Il n'y a pour ainsi dire pas de communiste qui ne soit très résolument syndicaliste révolutionnaire : faire un communiste conscient, faire un marxiste de tout syndicaliste révolutionnaire, c'est selon moi le mot d'ordre de notre politique syndicale de demain.

* * *

La question de la tactique électorale ne vient qu'au second plan au Congrès de Marseille. Elle donnera lieu elle aussi à de vives polémiques. Quelle tactique le Parti communiste doit-il pratiquer en cas de second tour de scrutin ? Se retirer purement et simplement, si la victoire est impossible, est chose évidemment tentante.
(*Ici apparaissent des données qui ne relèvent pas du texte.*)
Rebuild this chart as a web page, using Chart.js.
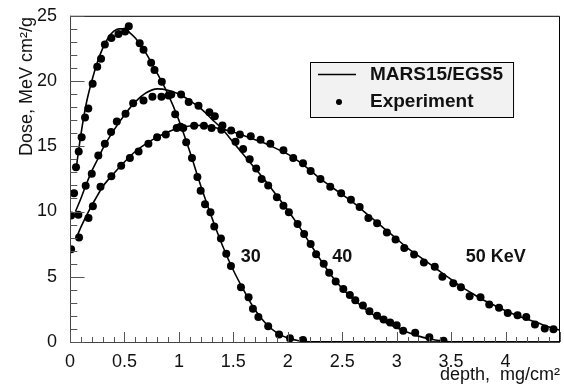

Mais est-il possible de se retirer à tout coup ? L'intérêt du Parti — unique arbitre en la matière — ne commande-t-il pas de reporter les voix communistes sur le nom du candidat socialiste le plus favorisé, quitte à exiger de lui la réciprocité ? Ne commande-t-il pas même de faire battre au second tour l'homme du Bloc National par celui du Bloc des Gauches ? A noter qu'il suffirait d'une réforme électorale abolissant le second tour pour que cette question de tactique perdît — heureusement — tout intérêt à nos yeux.

La question du militarisme et de la défense nationale sera facile à résoudre. La vieille formule : Pas un homme, pas un sou, est plus que jamais de saison ; nous la compléterons par cette autre : Pas de défense nationale en régime capitaliste, — où se ramasse notre expérience de la guerre.

Restent la question des coopératives et la question de la femme. Il y a bien des chances pour que la première ne soit qu'effleurée et pour que nous soyons tous d'accord sur la seconde, encore qu'elle se heurte chez nous à trop de préjugés masculinistes. Mais la 3e Internationale combat les préjugés au même titre que les institutions. « La révolution communiste, ont dit Marx et Engels, sera la rupture radicale avec le régime traditionnel de la propriété. Quoi d'étonnant que, dans sa marche, elle entraîne une rupture radicale avec les idées traditionnelles ? »1

Seulement, communistes, mes frères, n'attendons pas, s'il vous plaît, la révolution communiste pour « rompre radicalement avec les idées traditionnelles ?

Note

1 Marx et Engels, Manifeste du Parti Communiste (1847).